Write out, word for word, the stretch of lines beginning at the one with "Clone this chart in matplotlib." and ending at the one with "from matplotlib.ticker import MultipleLocator", omitting the images.

::: TASK DATA

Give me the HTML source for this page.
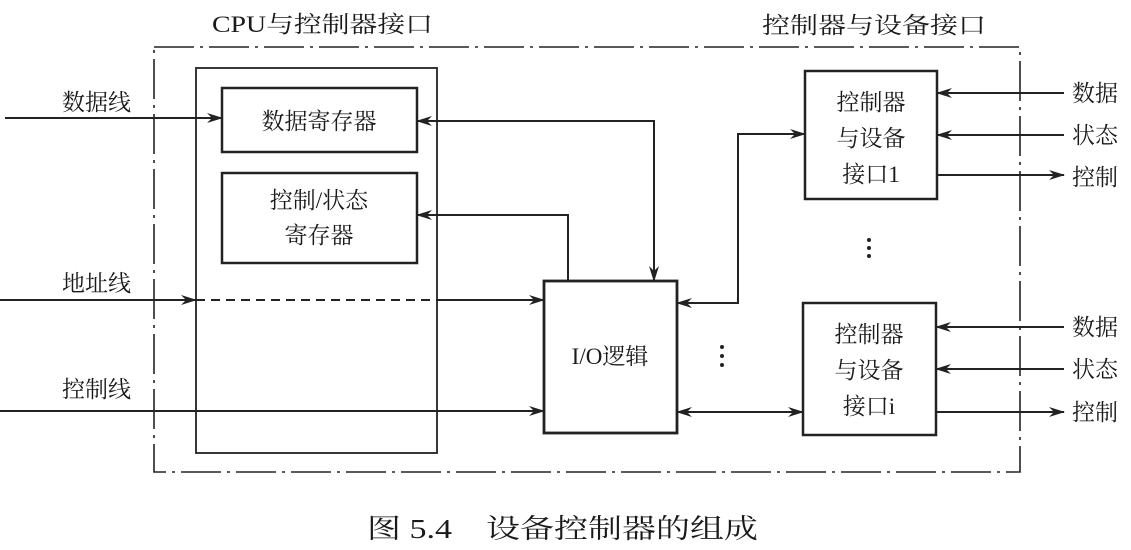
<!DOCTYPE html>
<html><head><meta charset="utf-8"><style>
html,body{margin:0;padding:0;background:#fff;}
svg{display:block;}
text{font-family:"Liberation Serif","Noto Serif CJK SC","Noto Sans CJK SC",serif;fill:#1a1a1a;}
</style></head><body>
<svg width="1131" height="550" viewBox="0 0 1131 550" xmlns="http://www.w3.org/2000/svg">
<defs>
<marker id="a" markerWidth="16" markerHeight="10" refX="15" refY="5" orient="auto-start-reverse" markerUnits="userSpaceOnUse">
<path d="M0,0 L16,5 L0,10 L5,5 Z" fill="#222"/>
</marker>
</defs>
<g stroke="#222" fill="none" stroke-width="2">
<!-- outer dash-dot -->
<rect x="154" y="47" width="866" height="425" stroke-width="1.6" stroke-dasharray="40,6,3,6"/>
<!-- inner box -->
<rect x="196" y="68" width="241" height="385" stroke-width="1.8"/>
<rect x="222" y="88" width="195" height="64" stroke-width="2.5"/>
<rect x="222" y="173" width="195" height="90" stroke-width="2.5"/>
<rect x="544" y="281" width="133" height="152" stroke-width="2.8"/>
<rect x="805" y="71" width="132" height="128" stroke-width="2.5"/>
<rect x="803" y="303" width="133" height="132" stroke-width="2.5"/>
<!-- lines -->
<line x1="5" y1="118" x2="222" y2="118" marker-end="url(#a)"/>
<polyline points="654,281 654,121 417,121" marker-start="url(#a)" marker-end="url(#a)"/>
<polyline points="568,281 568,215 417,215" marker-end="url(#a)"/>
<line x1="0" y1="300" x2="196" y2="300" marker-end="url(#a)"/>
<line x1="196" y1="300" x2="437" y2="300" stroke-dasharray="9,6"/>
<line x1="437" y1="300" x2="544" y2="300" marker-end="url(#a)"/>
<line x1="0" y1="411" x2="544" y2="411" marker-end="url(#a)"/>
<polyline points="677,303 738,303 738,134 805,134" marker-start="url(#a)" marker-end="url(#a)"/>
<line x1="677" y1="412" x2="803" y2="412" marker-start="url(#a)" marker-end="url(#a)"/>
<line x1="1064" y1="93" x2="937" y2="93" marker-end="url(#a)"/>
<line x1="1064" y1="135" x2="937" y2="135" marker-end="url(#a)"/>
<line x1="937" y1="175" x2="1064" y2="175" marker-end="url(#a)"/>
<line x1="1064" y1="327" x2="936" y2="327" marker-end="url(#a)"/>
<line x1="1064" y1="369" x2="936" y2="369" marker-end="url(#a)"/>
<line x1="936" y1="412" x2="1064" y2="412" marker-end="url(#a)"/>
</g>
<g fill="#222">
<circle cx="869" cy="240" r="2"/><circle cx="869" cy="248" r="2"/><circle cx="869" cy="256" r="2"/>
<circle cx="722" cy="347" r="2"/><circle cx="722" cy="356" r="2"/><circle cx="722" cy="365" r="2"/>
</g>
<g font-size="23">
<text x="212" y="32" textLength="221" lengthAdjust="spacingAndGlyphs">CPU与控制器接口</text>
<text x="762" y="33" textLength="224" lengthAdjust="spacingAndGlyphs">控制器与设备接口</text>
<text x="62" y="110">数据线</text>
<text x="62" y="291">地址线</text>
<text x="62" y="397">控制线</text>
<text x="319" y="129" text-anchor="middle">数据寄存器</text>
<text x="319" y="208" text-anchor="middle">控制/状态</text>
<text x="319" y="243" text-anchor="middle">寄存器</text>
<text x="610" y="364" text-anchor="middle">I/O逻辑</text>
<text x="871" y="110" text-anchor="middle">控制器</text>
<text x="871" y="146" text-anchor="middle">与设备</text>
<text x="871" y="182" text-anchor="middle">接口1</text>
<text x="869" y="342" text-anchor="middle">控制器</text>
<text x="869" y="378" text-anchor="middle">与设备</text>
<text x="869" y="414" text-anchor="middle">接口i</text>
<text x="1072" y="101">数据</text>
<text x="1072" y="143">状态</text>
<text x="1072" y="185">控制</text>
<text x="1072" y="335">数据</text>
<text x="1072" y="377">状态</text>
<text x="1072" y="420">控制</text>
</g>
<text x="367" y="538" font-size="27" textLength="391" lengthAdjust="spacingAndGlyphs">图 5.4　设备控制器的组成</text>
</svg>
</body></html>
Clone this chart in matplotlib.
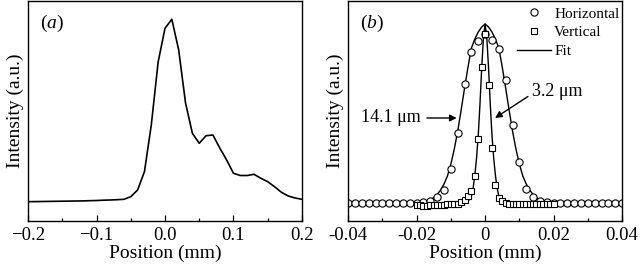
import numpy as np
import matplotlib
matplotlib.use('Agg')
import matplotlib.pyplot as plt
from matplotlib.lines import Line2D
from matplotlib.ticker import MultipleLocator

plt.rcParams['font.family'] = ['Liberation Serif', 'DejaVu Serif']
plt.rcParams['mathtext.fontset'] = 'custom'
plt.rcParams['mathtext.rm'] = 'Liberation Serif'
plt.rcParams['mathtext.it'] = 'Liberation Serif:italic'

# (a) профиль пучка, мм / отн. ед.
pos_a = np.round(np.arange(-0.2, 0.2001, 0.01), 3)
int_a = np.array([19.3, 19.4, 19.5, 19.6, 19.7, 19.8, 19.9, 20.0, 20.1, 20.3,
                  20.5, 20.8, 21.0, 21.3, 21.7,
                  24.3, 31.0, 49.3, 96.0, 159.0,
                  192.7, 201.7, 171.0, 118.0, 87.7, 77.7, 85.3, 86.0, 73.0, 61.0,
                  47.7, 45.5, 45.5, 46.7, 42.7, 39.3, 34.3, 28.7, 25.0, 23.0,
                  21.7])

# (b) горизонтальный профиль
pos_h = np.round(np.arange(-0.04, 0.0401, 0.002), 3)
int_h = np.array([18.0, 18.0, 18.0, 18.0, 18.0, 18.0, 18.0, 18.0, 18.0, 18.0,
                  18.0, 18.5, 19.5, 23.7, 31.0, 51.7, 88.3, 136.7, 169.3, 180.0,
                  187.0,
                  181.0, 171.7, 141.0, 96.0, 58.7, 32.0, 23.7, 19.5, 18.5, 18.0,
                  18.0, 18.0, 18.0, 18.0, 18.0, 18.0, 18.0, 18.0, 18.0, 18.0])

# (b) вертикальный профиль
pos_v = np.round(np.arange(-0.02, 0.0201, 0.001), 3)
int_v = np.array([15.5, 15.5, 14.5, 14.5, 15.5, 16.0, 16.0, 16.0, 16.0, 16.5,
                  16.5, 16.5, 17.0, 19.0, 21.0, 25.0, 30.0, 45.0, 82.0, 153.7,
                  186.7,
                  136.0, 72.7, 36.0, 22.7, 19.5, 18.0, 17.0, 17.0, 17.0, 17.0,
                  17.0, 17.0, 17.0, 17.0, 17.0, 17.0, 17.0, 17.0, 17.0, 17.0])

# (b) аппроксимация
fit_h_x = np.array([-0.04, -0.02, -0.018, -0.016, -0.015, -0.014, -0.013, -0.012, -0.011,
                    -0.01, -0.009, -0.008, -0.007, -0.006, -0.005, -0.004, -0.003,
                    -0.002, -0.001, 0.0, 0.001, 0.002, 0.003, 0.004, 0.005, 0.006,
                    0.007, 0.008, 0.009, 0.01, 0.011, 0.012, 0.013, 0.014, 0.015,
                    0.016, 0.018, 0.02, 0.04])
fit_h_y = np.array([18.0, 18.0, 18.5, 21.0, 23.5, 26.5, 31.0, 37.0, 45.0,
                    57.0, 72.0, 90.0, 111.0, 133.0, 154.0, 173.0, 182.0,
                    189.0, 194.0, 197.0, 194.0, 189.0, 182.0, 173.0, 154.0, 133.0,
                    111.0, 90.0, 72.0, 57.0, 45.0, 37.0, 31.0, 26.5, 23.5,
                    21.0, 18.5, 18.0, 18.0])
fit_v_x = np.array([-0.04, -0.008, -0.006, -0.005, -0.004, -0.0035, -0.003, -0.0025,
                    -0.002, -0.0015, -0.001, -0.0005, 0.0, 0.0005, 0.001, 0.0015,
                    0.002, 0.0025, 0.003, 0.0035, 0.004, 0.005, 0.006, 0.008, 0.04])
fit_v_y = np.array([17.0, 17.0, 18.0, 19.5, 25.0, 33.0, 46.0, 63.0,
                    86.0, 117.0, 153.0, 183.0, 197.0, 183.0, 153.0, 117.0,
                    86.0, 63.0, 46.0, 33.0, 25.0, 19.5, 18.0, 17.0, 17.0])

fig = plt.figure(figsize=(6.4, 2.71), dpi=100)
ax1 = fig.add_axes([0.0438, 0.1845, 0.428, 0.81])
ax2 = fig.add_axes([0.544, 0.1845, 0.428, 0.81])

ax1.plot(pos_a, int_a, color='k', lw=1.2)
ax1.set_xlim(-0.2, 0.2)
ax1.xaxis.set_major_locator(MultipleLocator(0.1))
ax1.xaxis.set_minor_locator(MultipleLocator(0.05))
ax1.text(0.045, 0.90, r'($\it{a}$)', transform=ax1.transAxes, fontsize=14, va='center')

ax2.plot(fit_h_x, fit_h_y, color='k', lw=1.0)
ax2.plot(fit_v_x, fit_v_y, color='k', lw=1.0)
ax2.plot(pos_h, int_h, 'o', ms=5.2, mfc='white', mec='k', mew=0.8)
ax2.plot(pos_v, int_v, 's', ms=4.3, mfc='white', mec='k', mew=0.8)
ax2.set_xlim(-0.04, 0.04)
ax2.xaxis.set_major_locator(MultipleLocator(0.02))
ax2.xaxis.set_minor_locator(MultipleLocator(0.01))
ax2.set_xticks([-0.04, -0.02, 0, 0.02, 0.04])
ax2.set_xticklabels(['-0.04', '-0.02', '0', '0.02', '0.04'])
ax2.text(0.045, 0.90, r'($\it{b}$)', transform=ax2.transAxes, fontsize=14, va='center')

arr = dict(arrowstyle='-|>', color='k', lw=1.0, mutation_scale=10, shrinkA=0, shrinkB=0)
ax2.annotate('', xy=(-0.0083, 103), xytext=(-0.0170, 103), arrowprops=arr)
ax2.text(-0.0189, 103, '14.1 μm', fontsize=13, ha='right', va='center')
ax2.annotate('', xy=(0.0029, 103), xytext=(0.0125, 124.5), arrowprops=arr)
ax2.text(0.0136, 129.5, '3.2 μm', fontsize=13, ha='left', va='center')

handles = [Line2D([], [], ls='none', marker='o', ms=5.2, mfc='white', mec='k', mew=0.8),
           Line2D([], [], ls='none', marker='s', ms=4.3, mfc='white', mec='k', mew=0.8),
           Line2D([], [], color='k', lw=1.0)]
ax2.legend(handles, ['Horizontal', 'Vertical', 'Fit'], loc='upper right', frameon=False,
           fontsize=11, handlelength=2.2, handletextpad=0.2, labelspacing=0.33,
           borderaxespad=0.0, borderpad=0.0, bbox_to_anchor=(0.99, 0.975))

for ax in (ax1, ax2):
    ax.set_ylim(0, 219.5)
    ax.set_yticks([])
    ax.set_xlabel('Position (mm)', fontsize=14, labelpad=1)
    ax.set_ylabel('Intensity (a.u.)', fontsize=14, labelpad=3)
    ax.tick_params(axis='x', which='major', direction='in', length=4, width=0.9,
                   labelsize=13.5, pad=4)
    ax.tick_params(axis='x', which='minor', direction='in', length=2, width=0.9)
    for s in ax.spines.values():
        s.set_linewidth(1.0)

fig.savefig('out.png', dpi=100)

::::::
::: TASK DATA

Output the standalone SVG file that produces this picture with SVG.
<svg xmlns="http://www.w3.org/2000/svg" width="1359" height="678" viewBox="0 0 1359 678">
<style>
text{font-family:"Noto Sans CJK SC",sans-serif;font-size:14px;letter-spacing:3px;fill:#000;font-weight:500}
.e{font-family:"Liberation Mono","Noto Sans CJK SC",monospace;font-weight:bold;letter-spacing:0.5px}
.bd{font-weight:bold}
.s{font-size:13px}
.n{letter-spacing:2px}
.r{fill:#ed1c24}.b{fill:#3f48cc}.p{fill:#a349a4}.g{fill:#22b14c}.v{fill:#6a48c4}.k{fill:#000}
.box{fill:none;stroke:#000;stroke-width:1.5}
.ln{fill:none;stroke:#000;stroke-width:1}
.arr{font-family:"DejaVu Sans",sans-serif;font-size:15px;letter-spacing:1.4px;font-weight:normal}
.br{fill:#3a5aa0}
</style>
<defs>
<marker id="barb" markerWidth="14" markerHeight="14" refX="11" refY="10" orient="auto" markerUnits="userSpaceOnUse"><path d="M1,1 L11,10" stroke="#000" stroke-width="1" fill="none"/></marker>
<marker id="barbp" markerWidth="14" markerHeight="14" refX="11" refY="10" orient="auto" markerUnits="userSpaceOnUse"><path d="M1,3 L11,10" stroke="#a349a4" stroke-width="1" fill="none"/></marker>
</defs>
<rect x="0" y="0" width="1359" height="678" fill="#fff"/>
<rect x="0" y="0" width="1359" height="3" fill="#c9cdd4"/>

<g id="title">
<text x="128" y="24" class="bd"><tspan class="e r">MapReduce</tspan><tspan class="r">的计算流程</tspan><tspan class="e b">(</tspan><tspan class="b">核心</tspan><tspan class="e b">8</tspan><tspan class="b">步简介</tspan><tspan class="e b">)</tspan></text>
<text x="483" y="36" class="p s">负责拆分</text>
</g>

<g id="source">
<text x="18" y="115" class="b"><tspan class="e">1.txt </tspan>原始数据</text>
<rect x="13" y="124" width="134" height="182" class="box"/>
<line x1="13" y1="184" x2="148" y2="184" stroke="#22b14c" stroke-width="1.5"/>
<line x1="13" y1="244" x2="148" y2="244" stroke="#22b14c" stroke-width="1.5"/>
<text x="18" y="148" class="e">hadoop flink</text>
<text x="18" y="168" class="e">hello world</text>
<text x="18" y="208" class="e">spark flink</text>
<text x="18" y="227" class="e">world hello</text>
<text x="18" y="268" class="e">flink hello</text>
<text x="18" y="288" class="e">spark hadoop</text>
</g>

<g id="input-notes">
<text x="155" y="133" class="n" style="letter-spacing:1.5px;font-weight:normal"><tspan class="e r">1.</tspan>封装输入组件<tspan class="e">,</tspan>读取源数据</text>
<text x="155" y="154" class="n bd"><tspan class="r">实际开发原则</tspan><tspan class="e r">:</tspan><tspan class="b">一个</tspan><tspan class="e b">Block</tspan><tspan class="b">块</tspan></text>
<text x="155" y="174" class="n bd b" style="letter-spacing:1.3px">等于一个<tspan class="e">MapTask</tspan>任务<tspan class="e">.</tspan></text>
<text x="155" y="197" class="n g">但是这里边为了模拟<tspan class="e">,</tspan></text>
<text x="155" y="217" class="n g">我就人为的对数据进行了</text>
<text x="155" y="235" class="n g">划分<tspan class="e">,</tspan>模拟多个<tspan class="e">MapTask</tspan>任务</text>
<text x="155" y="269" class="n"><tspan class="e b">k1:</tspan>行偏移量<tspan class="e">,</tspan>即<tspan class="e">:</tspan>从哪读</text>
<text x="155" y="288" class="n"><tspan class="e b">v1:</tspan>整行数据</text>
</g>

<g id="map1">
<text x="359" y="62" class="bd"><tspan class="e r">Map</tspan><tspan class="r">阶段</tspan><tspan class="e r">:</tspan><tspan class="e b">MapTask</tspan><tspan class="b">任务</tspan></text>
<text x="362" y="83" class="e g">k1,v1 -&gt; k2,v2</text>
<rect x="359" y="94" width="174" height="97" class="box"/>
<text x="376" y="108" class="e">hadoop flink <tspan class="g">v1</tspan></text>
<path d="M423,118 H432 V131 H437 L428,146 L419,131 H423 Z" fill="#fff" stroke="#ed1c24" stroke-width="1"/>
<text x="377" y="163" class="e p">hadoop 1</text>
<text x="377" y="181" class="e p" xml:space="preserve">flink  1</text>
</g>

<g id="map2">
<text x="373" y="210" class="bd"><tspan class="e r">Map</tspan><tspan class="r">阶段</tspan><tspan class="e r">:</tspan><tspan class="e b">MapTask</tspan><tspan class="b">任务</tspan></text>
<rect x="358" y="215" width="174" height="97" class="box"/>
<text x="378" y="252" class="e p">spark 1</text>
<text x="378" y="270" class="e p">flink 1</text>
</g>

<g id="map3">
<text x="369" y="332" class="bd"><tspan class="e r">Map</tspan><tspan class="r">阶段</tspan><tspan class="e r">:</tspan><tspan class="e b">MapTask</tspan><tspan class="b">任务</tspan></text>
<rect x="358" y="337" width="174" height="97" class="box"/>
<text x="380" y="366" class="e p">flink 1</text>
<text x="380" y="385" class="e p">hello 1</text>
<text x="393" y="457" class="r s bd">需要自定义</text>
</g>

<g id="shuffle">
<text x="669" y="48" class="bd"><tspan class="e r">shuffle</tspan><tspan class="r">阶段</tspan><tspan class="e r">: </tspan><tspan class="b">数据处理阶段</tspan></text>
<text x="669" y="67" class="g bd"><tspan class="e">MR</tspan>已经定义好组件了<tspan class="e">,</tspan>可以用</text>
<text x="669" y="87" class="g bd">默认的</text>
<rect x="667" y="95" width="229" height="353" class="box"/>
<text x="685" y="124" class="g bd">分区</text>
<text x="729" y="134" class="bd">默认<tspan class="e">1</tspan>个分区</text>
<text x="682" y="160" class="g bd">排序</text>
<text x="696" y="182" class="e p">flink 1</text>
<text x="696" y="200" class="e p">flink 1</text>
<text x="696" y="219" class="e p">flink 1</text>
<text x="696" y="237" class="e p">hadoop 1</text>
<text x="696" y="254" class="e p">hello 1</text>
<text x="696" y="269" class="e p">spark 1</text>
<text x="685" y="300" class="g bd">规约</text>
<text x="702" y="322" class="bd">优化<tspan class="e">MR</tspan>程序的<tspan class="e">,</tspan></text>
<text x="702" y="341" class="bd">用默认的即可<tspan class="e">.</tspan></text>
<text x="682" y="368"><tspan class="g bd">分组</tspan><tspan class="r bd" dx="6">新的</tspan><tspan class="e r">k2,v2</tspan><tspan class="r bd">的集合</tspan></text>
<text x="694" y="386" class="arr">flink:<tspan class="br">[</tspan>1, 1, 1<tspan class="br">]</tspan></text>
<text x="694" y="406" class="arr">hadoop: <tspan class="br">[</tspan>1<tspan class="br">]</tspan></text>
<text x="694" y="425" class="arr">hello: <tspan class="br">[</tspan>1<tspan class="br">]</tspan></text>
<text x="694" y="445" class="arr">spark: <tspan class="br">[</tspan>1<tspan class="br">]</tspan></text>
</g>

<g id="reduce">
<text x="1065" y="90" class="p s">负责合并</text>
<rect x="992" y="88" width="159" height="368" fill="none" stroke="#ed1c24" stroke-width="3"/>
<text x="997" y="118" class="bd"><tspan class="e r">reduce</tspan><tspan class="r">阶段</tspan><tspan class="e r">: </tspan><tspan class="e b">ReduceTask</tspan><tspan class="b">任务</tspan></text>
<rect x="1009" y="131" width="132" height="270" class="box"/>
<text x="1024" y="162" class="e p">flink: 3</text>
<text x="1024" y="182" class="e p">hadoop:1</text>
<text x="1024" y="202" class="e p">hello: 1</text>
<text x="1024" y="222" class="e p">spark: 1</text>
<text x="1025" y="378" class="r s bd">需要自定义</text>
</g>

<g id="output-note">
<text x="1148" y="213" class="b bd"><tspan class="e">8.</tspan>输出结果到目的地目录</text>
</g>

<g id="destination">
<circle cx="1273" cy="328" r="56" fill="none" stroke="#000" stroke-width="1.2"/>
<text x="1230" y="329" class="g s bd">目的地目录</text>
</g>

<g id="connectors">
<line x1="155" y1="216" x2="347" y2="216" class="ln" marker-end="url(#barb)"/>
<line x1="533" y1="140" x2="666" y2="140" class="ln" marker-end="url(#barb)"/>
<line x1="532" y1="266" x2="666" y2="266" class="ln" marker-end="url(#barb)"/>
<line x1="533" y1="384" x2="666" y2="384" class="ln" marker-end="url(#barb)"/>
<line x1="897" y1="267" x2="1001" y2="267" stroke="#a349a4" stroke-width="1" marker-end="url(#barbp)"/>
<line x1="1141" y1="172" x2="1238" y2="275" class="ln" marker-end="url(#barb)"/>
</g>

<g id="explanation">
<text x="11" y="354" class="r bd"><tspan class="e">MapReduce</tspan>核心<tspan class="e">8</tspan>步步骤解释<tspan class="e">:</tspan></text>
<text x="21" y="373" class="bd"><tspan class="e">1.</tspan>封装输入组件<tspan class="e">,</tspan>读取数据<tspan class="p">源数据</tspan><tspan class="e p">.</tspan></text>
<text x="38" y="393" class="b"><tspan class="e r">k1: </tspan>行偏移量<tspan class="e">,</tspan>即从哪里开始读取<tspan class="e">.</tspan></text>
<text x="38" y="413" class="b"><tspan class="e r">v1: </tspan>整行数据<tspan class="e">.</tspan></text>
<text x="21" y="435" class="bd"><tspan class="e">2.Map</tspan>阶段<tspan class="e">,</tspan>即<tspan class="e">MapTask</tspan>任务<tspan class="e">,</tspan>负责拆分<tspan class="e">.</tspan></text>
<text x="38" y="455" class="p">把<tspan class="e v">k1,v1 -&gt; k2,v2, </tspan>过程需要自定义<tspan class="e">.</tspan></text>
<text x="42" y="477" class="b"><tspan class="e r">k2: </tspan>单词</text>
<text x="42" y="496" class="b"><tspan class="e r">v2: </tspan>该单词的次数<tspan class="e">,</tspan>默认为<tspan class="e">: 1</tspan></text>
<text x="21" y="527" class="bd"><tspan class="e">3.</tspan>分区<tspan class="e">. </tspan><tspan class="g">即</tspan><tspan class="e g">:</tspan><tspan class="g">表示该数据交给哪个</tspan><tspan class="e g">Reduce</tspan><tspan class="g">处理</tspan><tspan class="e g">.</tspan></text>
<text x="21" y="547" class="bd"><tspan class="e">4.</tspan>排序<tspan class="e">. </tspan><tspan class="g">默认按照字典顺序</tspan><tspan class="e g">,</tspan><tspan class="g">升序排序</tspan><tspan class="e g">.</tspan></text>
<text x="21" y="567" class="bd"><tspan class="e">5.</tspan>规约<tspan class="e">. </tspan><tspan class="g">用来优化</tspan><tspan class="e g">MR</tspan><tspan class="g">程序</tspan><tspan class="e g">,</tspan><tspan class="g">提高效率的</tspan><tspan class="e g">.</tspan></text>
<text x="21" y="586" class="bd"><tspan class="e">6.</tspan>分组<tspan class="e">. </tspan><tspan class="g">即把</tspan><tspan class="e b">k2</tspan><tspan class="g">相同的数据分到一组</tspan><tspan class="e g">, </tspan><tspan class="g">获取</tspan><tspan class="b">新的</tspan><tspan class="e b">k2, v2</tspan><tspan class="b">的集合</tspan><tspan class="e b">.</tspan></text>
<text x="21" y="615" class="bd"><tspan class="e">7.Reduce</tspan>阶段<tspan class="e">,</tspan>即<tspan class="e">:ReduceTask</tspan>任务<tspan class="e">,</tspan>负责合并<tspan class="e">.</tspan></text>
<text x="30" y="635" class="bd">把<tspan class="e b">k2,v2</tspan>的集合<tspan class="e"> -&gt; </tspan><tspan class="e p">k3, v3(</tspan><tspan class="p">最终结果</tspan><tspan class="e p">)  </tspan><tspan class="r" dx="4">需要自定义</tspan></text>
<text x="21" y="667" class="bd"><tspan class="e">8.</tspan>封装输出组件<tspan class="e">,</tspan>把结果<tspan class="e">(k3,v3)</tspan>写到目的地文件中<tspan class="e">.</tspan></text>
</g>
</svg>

::::::

* RESULT OF THE EXERCISE *
Clone this chart in matplotlib.
import numpy as np
import matplotlib
matplotlib.use('Agg')
import matplotlib.pyplot as plt
from matplotlib.lines import Line2D
from matplotlib.ticker import MultipleLocator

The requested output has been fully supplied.